§ EXERCISE DETAILS:
Only the lines from the start of the data below through the line that contains "y_ticks = [1100, 1300, 1500, 1700, 1900, 2100, 2300, 2500, 2700]" are to be copied, exactly and without pictures.

§ MATERIAL PROVIDED:

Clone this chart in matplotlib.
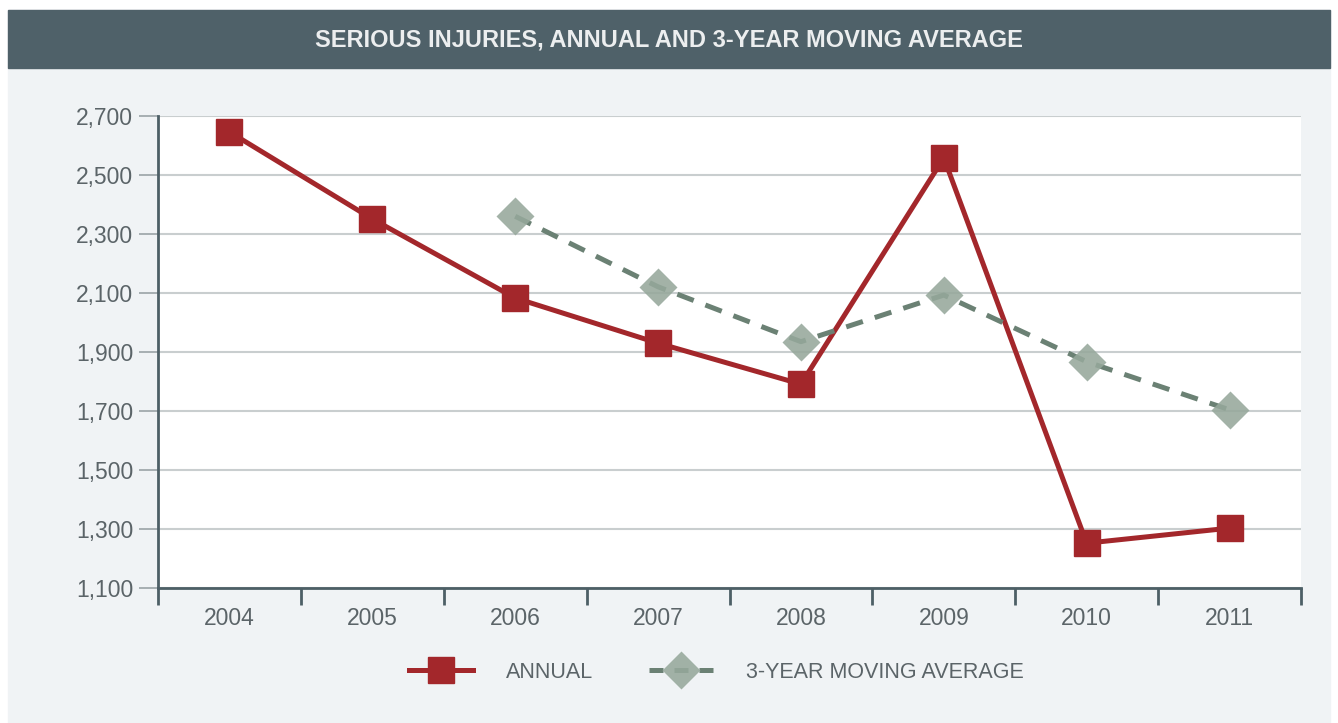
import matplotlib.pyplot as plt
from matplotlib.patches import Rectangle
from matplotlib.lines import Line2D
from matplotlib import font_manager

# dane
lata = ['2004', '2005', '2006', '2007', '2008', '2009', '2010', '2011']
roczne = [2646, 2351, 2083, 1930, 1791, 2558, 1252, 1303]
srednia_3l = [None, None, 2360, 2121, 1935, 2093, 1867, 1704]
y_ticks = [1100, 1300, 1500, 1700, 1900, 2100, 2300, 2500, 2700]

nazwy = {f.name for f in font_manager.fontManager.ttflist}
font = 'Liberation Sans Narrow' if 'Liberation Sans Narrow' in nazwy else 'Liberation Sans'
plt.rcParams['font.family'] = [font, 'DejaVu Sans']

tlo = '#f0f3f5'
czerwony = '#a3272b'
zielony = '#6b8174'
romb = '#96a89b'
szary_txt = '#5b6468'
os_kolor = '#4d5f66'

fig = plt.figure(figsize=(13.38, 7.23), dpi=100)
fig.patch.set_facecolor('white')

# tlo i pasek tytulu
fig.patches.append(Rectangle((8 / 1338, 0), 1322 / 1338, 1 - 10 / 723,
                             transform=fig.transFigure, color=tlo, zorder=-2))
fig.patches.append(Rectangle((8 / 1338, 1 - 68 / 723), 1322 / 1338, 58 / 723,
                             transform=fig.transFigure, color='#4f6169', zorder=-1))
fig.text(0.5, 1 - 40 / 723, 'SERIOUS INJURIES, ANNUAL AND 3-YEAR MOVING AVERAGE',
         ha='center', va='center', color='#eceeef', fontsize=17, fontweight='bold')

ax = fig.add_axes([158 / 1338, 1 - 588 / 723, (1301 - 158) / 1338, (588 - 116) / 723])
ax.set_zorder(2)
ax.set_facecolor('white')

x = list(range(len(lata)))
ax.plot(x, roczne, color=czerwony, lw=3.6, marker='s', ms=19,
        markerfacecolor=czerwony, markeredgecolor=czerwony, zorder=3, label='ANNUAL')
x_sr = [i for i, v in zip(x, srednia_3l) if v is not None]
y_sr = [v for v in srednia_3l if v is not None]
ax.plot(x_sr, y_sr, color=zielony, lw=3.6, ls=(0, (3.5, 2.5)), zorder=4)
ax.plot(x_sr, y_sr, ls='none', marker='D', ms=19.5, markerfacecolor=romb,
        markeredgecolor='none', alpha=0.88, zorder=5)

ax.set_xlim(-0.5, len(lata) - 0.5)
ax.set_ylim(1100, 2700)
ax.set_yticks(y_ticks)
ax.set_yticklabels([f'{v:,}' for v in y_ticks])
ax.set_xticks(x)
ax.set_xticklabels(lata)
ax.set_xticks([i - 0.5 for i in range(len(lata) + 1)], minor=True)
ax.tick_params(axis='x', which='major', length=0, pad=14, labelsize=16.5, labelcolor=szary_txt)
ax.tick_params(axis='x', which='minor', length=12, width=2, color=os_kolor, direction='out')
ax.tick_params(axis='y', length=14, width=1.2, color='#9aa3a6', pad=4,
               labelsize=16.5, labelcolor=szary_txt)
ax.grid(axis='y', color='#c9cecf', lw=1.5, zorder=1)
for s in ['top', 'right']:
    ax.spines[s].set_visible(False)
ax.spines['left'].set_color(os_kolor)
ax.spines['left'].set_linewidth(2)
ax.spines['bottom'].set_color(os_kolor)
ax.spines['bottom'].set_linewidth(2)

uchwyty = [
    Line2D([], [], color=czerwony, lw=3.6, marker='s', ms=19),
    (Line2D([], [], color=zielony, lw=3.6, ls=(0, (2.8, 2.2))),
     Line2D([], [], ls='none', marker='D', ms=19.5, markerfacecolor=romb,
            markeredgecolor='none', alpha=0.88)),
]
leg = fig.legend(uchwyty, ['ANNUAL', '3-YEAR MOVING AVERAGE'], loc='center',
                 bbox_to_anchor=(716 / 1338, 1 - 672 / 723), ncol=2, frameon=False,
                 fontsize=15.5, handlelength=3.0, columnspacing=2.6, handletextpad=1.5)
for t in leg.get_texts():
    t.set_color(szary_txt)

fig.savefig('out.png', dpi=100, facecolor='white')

§ WRITTEN REPLY:
Clone this chart in matplotlib.
import matplotlib.pyplot as plt
from matplotlib.patches import Rectangle
from matplotlib.lines import Line2D
from matplotlib import font_manager

# dane
lata = ['2004', '2005', '2006', '2007', '2008', '2009', '2010', '2011']
roczne = [2646, 2351, 2083, 1930, 1791, 2558, 1252, 1303]
srednia_3l = [None, None, 2360, 2121, 1935, 2093, 1867, 1704]
y_ticks = [1100, 1300, 1500, 1700, 1900, 2100, 2300, 2500, 2700]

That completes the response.